### AIM OF THE TASK
Quote each line of the material verbatim, without the pictures.

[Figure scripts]
┄┄┄┄┄┄

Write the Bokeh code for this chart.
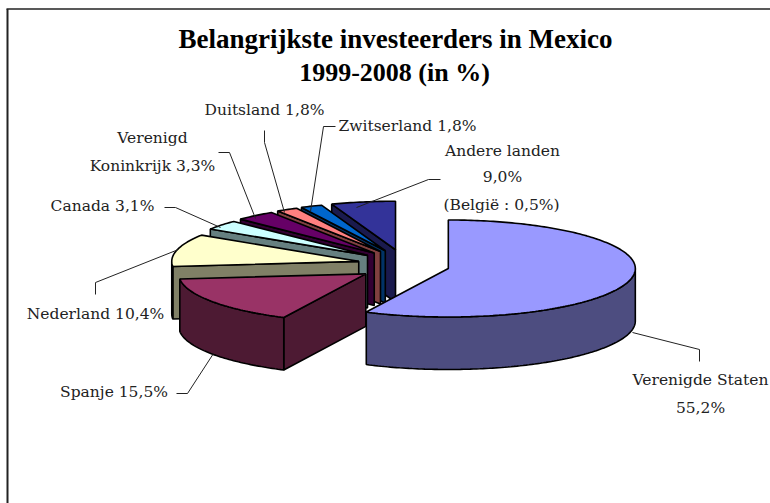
import numpy as np
from bokeh.plotting import figure
from bokeh.models import Range1d, Label
from bokeh.embed import file_html
from bokeh.resources import INLINE

countries = ["Verenigde Staten", "Spanje", "Nederland", "Canada", "Verenigd Koninkrijk", "Duitsland", "Zwitserland", "Andere landen"]
shares = [55.2, 15.5, 10.4, 3.1, 3.3, 1.8, 1.8, 9.0]
top_colors = ["#9999FF", "#993366", "#FFFFCC", "#CCFFFF", "#660066", "#FF8080", "#0066CC", "#333399"]
side_colors = ["#4D4D80", "#4D1A33", "#808066", "#668080", "#330033", "#804040", "#003366", "#1A1A4D"]

W, H = 770, 503
CX, CY, RX, RY, DEPTH, EX, EY = 403, 264.5, 187, 48.5, 52.5, 46, 15.5
FONT = "DejaVu Serif"
TITLE_FONT = "Liberation Serif"

p = figure(width=W, height=H, output_backend="svg", toolbar_location=None, min_border=0,
           x_range=Range1d(0, W), y_range=Range1d(H, 0), outline_line_color=None)
p.axis.visible = False
p.grid.visible = False


def warp(a):
    # apparent angle on the tilted ellipse for a true pie angle
    return np.interp(a, [0, 198.7, 254.5, 327.9, 360], [0, 206, 264, 340, 360])


def arc_pts(ax, ay, t0, t1, dy=0.0):
    t = np.radians(np.linspace(t0, t1, max(2, int(abs(t1 - t0)) + 2)))
    return ax + RX * np.sin(t), ay - RY * np.cos(t) + dy


edges = np.concatenate([[0], np.cumsum(shares)]) * 360.0 / 100.0
for i in range(len(shares) - 1, -1, -1):
    t0, t1 = warp(edges[i]), warp(edges[i + 1])
    mid = np.radians((t0 + t1) / 2)
    ax, ay = CX + EX * np.sin(mid), CY - EY * np.cos(mid)
    # radial face at the start of the slice, seen when it faces the viewer
    if 180 <= t0 < 360:
        ox, oy = arc_pts(ax, ay, t0, t0)
        p.patch([ax, ox[0], ox[0], ax], [ay, oy[0], oy[0] + DEPTH, ay + DEPTH],
                fill_color=side_colors[i], line_color="black", line_width=1.6)
    # outer wall, front half only
    w0, w1 = max(t0, 90), min(t1, 270)
    if w1 > w0:
        xa, ya = arc_pts(ax, ay, w0, w1)
        p.patch(np.concatenate([xa, xa[::-1]]), np.concatenate([ya, ya[::-1] + DEPTH]),
                fill_color=side_colors[i], line_color="black", line_width=1.6)
    xa, ya = arc_pts(ax, ay, t0, t1)
    p.patch(np.concatenate([[ax], xa]), np.concatenate([[ay], ya]),
            fill_color=top_colors[i], line_color="black", line_width=1.6)

# chart frame
p.line([7, 7], [H, 8.5], line_color="#222222", line_width=2)
p.line([6, W], [8.5, 8.5], line_color="#222222", line_width=1.5)

# leader lines
leaders = [
    ([632, 699, 699], [332, 349, 361]),
    ([176, 187, 213], [393, 393, 353]),
    ([95, 95, 178], [294, 282, 249]),
    ([164, 175, 220], [207, 207, 227]),
    ([218, 229, 255], [152, 152, 218]),
    ([264, 264, 284], [130, 142, 212]),
    ([335, 323, 310], [126, 126, 211]),
    ([440, 428, 356], [179, 179, 207]),
]
for xs, ys in leaders:
    p.line(xs, ys, line_color="#222222", line_width=1)


def text(x, y, s, size=15.5, bold=False, font=FONT):
    p.add_layout(Label(x=x, y=y, text=s, text_font=font, text_font_size=f"{size}px",
                       text_font_style="bold" if bold else "normal", text_align="center",
                       text_baseline="middle", text_color="#222222" if not bold else "#000000"))


text(395, 38, "Belangrijkste investeerders in Mexico", 27, True, TITLE_FONT)
text(394, 72, "1999-2008 (in %)", 26, True, TITLE_FONT)
text(264, 109, "Duitsland 1,8%")
text(407, 125, "Zwitserland 1,8%")
text(502, 150, "Andere landen")
text(502, 176, "9,0%")
text(501, 204, "(België : 0,5%)")
text(152, 137, "Verenigd")
text(152, 165, "Koninkrijk 3,3%")
text(102, 205, "Canada 3,1%")
text(95, 313, "Nederland 10,4%")
text(116, 391, "Spanje  15,5%")
text(700, 379, "Verenigde Staten")
text(700, 407, "55,2%")

open("out.html", "w").write(file_html(p, INLINE))
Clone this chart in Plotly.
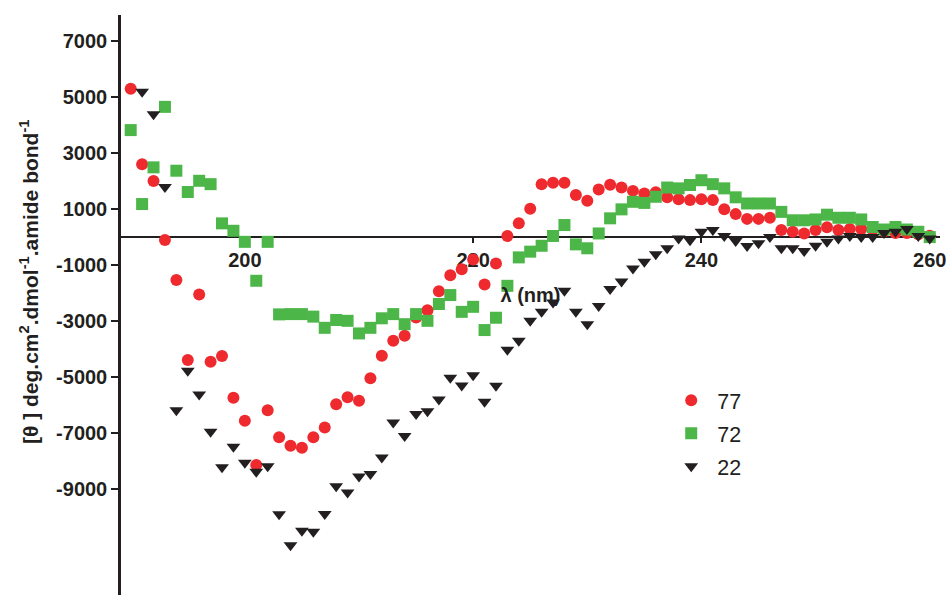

┄┄┄┄┄┄

### WRITTEN ANSWER
Write the Bokeh code for this chart.
import numpy as np
from bokeh.plotting import figure
from bokeh.models import Range1d, Label
from bokeh.embed import file_html
from bokeh.resources import INLINE

countries = ["Verenigde Staten", "Spanje", "Nederland", "Canada", "Verenigd Koninkrijk", "Duitsland", "Zwitserland", "Andere landen"]
shares = [55.2, 15.5, 10.4, 3.1, 3.3, 1.8, 1.8, 9.0]
top_colors = ["#9999FF", "#993366", "#FFFFCC", "#CCFFFF", "#660066", "#FF8080", "#0066CC", "#333399"]
side_colors = ["#4D4D80", "#4D1A33", "#808066", "#668080", "#330033", "#804040", "#003366", "#1A1A4D"]

W, H = 770, 503
CX, CY, RX, RY, DEPTH, EX, EY = 403, 264.5, 187, 48.5, 52.5, 46, 15.5
FONT = "DejaVu Serif"
TITLE_FONT = "Liberation Serif"

p = figure(width=W, height=H, output_backend="svg", toolbar_location=None, min_border=0,
           x_range=Range1d(0, W), y_range=Range1d(H, 0), outline_line_color=None)
p.axis.visible = False
p.grid.visible = False


def warp(a):
    # apparent angle on the tilted ellipse for a true pie angle
    return np.interp(a, [0, 198.7, 254.5, 327.9, 360], [0, 206, 264, 340, 360])


def arc_pts(ax, ay, t0, t1, dy=0.0):
    t = np.radians(np.linspace(t0, t1, max(2, int(abs(t1 - t0)) + 2)))
    return ax + RX * np.sin(t), ay - RY * np.cos(t) + dy


edges = np.concatenate([[0], np.cumsum(shares)]) * 360.0 / 100.0
for i in range(len(shares) - 1, -1, -1):
    t0, t1 = warp(edges[i]), warp(edges[i + 1])
    mid = np.radians((t0 + t1) / 2)
    ax, ay = CX + EX * np.sin(mid), CY - EY * np.cos(mid)
    # radial face at the start of the slice, seen when it faces the viewer
    if 180 <= t0 < 360:
        ox, oy = arc_pts(ax, ay, t0, t0)
        p.patch([ax, ox[0], ox[0], ax], [ay, oy[0], oy[0] + DEPTH, ay + DEPTH],
                fill_color=side_colors[i], line_color="black", line_width=1.6)
    # outer wall, front half only
    w0, w1 = max(t0, 90), min(t1, 270)
    if w1 > w0:
        xa, ya = arc_pts(ax, ay, w0, w1)
        p.patch(np.concatenate([xa, xa[::-1]]), np.concatenate([ya, ya[::-1] + DEPTH]),
                fill_color=side_colors[i], line_color="black", line_width=1.6)
    xa, ya = arc_pts(ax, ay, t0, t1)
    p.patch(np.concatenate([[ax], xa]), np.concatenate([[ay], ya]),
            fill_color=top_colors[i], line_color="black", line_width=1.6)

# chart frame
p.line([7, 7], [H, 8.5], line_color="#222222", line_width=2)
p.line([6, W], [8.5, 8.5], line_color="#222222", line_width=1.5)

# leader lines
leaders = [
    ([632, 699, 699], [332, 349, 361]),
    ([176, 187, 213], [393, 393, 353]),
    ([95, 95, 178], [294, 282, 249]),
    ([164, 175, 220], [207, 207, 227]),
    ([218, 229, 255], [152, 152, 218]),
    ([264, 264, 284], [130, 142, 212]),
    ([335, 323, 310], [126, 126, 211]),
    ([440, 428, 356], [179, 179, 207]),
]
for xs, ys in leaders:
    p.line(xs, ys, line_color="#222222", line_width=1)


def text(x, y, s, size=15.5, bold=False, font=FONT):
    p.add_layout(Label(x=x, y=y, text=s, text_font=font, text_font_size=f"{size}px",
                       text_font_style="bold" if bold else "normal", text_align="center",
                       text_baseline="middle", text_color="#222222" if not bold else "#000000"))


text(395, 38, "Belangrijkste investeerders in Mexico", 27, True, TITLE_FONT)
text(394, 72, "1999-2008 (in %)", 26, True, TITLE_FONT)
text(264, 109, "Duitsland 1,8%")
text(407, 125, "Zwitserland 1,8%")
text(502, 150, "Andere landen")
text(502, 176, "9,0%")
text(501, 204, "(België : 0,5%)")
text(152, 137, "Verenigd")
text(152, 165, "Koninkrijk 3,3%")
text(102, 205, "Canada 3,1%")
text(95, 313, "Nederland 10,4%")
text(116, 391, "Spanje  15,5%")
text(700, 379, "Verenigde Staten")
text(700, 407, "55,2%")

open("out.html", "w").write(file_html(p, INLINE))
Clone this chart in Plotly.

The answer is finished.